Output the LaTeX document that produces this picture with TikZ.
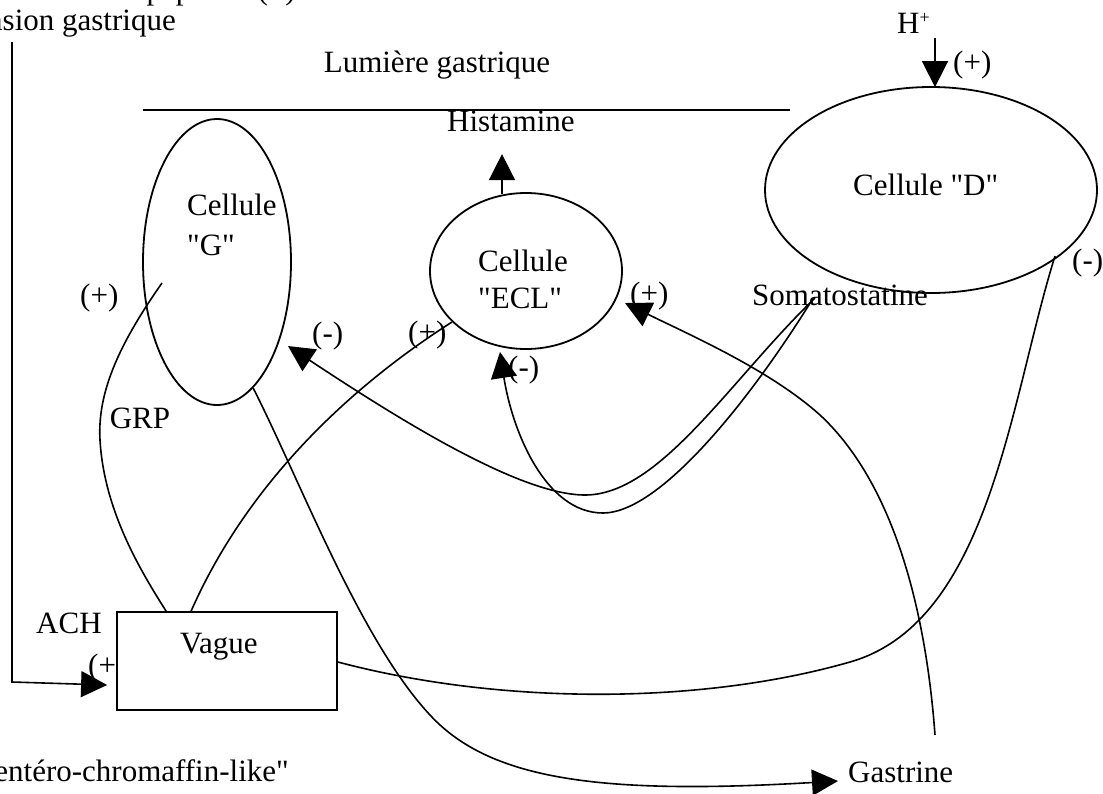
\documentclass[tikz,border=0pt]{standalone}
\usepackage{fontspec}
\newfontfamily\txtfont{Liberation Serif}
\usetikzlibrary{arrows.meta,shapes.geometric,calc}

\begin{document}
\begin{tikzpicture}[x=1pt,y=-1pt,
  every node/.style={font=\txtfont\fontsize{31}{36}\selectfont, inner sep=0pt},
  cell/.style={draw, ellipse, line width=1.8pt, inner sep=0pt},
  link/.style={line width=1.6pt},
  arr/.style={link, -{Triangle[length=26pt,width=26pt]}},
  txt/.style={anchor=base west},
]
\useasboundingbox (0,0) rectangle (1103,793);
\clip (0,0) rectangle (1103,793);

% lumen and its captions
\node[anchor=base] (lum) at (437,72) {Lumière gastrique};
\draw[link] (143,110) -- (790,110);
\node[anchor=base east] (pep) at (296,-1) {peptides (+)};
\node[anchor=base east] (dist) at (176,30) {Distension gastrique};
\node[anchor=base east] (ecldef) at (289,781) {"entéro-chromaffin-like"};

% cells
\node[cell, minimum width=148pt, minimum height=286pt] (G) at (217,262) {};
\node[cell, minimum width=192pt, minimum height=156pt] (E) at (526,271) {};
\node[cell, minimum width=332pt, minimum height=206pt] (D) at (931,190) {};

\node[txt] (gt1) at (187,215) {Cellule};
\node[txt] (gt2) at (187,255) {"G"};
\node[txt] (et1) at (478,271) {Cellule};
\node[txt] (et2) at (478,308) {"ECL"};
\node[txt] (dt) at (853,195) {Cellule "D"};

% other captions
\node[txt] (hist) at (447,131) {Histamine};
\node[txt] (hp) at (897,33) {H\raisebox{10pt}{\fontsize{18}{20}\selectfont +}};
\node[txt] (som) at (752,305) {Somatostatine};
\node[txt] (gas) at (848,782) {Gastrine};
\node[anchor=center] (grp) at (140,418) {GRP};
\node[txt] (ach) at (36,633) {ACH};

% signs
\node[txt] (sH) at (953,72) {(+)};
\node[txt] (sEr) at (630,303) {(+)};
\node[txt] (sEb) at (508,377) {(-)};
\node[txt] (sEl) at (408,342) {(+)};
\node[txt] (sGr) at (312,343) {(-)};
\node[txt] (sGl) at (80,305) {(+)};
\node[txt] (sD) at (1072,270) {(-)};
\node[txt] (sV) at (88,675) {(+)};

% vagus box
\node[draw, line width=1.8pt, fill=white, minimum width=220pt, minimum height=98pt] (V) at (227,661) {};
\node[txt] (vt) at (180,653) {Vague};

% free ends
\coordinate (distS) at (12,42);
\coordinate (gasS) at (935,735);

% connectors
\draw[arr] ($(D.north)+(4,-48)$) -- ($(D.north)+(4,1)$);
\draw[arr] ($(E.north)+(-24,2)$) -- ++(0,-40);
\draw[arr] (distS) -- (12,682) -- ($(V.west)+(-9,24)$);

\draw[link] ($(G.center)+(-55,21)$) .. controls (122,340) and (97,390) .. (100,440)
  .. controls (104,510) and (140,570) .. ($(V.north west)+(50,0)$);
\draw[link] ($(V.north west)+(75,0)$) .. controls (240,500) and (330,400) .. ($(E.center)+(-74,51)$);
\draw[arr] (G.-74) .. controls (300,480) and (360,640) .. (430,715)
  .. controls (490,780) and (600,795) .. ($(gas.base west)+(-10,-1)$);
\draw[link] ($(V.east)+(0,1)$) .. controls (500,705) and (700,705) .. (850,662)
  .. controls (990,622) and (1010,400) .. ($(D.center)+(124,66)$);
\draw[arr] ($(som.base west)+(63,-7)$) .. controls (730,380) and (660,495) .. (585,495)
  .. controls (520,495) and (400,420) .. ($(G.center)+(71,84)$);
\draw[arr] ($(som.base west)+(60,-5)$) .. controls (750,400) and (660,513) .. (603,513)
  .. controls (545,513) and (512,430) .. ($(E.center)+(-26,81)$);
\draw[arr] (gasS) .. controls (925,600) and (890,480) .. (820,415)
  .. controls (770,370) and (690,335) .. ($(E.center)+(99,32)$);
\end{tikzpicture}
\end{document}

=====

Task to carry out: Your task is to return the lines above, from the first one up to and including the line containing "(sV) at (88,675)", minus any pictures.

Final answer:
Output the LaTeX document that produces this picture with TikZ.
\documentclass[tikz,border=0pt]{standalone}
\usepackage{fontspec}
\newfontfamily\txtfont{Liberation Serif}
\usetikzlibrary{arrows.meta,shapes.geometric,calc}

\begin{document}
\begin{tikzpicture}[x=1pt,y=-1pt,
  every node/.style={font=\txtfont\fontsize{31}{36}\selectfont, inner sep=0pt},
  cell/.style={draw, ellipse, line width=1.8pt, inner sep=0pt},
  link/.style={line width=1.6pt},
  arr/.style={link, -{Triangle[length=26pt,width=26pt]}},
  txt/.style={anchor=base west},
]
\useasboundingbox (0,0) rectangle (1103,793);
\clip (0,0) rectangle (1103,793);

% lumen and its captions
\node[anchor=base] (lum) at (437,72) {Lumière gastrique};
\draw[link] (143,110) -- (790,110);
\node[anchor=base east] (pep) at (296,-1) {peptides (+)};
\node[anchor=base east] (dist) at (176,30) {Distension gastrique};
\node[anchor=base east] (ecldef) at (289,781) {"entéro-chromaffin-like"};

% cells
\node[cell, minimum width=148pt, minimum height=286pt] (G) at (217,262) {};
\node[cell, minimum width=192pt, minimum height=156pt] (E) at (526,271) {};
\node[cell, minimum width=332pt, minimum height=206pt] (D) at (931,190) {};

\node[txt] (gt1) at (187,215) {Cellule};
\node[txt] (gt2) at (187,255) {"G"};
\node[txt] (et1) at (478,271) {Cellule};
\node[txt] (et2) at (478,308) {"ECL"};
\node[txt] (dt) at (853,195) {Cellule "D"};

% other captions
\node[txt] (hist) at (447,131) {Histamine};
\node[txt] (hp) at (897,33) {H\raisebox{10pt}{\fontsize{18}{20}\selectfont +}};
\node[txt] (som) at (752,305) {Somatostatine};
\node[txt] (gas) at (848,782) {Gastrine};
\node[anchor=center] (grp) at (140,418) {GRP};
\node[txt] (ach) at (36,633) {ACH};

% signs
\node[txt] (sH) at (953,72) {(+)};
\node[txt] (sEr) at (630,303) {(+)};
\node[txt] (sEb) at (508,377) {(-)};
\node[txt] (sEl) at (408,342) {(+)};
\node[txt] (sGr) at (312,343) {(-)};
\node[txt] (sGl) at (80,305) {(+)};
\node[txt] (sD) at (1072,270) {(-)};
\node[txt] (sV) at (88,675) {(+)};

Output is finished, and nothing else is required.